The majority held that legislation had failed to specify what act that was omitted was necessary for the actus reus of an offence of engaging in conduct that resulted in the obtaining a financial advantage that the defendant knew or believed he was not eligible to receive. Here, conduct is defined as including an omission to perform an act, and an omission is only a physical element of an offence if the law creating the offence makes it so.
The legislature, anticipating this glitch, introduced a new section (s 66A) into the relevant legislation. This enabled the requiring of a person to do a specific act in the relevant circumstances, namely to give information. Omission to do that specified act would apparently be sufficient for this element of the actus reus.
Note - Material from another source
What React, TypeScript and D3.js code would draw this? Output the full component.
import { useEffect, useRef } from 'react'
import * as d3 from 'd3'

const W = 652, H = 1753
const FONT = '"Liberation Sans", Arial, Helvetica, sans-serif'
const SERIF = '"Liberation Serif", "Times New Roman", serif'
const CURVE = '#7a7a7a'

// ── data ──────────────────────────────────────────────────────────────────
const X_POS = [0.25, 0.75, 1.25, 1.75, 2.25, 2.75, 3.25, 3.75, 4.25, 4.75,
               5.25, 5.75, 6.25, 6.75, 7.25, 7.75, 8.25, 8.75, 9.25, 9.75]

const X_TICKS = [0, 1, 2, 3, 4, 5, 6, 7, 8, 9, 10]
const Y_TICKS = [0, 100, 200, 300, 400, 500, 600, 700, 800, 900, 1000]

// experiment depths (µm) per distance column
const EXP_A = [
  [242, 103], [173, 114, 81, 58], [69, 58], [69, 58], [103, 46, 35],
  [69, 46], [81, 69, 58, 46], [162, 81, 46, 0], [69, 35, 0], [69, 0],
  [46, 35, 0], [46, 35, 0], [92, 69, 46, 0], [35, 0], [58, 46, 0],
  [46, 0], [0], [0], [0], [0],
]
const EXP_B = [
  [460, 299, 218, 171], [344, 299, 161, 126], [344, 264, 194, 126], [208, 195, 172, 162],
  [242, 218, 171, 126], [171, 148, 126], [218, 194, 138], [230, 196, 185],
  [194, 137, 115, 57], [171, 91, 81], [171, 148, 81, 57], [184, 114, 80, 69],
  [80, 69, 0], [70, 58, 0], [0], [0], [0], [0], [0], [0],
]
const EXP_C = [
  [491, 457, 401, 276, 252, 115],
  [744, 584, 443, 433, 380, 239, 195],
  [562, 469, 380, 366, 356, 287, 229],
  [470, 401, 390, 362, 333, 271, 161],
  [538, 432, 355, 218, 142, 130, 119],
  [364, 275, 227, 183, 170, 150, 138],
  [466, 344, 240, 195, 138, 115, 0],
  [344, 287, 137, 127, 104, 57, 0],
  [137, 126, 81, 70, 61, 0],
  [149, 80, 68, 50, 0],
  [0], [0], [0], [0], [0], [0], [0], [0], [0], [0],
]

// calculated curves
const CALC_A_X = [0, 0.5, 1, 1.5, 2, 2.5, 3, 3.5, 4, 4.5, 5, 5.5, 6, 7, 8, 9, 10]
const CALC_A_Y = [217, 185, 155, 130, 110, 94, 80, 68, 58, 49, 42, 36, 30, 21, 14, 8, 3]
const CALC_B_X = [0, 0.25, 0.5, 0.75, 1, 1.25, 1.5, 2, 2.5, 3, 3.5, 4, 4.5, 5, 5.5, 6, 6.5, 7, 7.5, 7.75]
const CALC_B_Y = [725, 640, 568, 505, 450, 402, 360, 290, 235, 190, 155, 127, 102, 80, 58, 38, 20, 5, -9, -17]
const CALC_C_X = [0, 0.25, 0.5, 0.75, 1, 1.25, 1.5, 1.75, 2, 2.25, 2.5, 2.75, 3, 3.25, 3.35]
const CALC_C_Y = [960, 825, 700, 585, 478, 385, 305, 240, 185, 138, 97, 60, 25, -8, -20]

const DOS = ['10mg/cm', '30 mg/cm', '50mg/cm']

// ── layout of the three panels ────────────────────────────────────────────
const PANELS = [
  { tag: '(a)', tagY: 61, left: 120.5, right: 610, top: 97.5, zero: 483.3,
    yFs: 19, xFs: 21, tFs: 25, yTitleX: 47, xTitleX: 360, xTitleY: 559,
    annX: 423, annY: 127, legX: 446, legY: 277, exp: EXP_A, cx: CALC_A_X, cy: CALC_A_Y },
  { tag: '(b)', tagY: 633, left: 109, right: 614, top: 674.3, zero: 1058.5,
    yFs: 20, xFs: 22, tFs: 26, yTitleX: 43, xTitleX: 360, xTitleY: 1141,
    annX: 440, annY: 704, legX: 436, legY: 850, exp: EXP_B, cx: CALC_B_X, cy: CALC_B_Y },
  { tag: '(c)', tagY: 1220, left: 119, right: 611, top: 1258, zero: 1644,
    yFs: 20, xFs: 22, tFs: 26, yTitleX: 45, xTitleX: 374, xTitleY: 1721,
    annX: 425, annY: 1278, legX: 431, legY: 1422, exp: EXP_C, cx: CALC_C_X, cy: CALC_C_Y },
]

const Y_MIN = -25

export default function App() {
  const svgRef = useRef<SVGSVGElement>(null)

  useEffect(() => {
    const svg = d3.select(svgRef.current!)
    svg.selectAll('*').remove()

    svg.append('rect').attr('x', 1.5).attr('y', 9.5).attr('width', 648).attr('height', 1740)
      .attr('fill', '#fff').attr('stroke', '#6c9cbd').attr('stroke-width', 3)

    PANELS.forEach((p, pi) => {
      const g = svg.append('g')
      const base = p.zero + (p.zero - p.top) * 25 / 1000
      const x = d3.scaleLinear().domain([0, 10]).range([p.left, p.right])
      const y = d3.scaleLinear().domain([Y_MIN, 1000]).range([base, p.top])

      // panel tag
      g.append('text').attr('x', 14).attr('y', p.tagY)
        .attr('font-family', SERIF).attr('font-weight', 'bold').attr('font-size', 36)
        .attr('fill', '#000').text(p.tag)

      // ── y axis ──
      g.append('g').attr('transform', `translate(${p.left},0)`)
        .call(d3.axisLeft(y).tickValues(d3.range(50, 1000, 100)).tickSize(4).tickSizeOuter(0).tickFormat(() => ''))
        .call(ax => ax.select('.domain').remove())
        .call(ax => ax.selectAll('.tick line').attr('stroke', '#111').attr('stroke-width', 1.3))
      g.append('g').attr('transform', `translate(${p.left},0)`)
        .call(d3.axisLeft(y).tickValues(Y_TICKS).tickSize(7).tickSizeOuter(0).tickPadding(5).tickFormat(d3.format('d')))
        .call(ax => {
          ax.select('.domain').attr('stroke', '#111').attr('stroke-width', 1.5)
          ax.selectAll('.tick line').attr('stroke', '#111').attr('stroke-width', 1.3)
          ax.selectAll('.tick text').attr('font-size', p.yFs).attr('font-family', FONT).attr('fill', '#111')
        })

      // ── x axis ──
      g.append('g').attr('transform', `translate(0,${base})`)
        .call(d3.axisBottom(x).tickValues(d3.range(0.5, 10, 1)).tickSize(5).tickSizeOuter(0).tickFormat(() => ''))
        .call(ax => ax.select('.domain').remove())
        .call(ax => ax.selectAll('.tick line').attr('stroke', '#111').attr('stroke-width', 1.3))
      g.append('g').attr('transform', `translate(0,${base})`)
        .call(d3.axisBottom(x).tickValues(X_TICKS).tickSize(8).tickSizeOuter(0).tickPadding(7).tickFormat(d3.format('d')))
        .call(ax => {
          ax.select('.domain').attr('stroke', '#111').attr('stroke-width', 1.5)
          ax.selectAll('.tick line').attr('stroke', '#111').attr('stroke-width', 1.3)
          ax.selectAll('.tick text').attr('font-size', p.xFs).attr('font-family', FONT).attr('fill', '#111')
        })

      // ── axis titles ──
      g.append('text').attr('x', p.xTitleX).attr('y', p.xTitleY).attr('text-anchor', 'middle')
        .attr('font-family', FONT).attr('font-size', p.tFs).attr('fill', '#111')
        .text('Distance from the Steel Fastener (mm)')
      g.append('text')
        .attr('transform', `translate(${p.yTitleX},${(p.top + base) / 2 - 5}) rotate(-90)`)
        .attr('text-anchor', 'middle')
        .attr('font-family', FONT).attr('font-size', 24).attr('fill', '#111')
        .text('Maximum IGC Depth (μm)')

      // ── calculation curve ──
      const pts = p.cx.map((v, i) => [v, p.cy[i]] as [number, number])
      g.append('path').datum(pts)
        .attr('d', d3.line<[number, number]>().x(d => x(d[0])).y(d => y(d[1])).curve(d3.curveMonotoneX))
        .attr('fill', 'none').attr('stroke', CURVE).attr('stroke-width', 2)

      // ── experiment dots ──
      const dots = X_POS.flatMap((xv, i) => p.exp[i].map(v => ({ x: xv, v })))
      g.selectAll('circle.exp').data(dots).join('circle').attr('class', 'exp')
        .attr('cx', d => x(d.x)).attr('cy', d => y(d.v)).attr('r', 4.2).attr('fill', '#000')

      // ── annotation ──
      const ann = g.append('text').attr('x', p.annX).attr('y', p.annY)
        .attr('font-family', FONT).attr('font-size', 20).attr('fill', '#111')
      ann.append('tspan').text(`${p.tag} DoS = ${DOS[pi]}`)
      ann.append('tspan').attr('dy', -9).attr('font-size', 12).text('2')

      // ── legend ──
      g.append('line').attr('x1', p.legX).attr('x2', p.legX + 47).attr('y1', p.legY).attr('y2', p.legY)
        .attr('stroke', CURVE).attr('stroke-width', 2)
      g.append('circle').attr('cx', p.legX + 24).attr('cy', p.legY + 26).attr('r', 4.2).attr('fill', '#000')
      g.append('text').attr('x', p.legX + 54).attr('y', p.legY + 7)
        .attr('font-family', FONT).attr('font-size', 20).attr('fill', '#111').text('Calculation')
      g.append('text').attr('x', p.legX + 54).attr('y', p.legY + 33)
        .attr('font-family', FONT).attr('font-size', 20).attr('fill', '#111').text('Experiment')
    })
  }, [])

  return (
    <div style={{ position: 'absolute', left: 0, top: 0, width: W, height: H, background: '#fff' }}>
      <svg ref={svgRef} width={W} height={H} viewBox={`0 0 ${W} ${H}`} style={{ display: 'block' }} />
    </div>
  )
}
Heydon J, dissenting, criticised the increasing vagueness of statutory criminal law. He referred to
" ... the proposition advanced by the responsible Minister, when the Code was introduced into the House of Representatives in 1995, that it would reflect Benthamite ideals of certainty in the criminal law [footnote: Australia, House of Representatives, Parliamentary Debates (Hansard), 1 March 1995 at 1331]. One does not often encounter a more striking illustration of the vanity of human wishes. That is because very many parts of the Code, including the parts debated in this appeal, are inconsistent with those ideals. They represent a significant regression from the condition of Commonwealth, State and Territory criminal law as it was before 1995. That criminal litigation under the Code is conducted with any semblance of ordered justice is a tribute to the Australian legal profession, not to the Commonwealth legislature."
So, legislatures, sharpen your Act(s). Ho ho.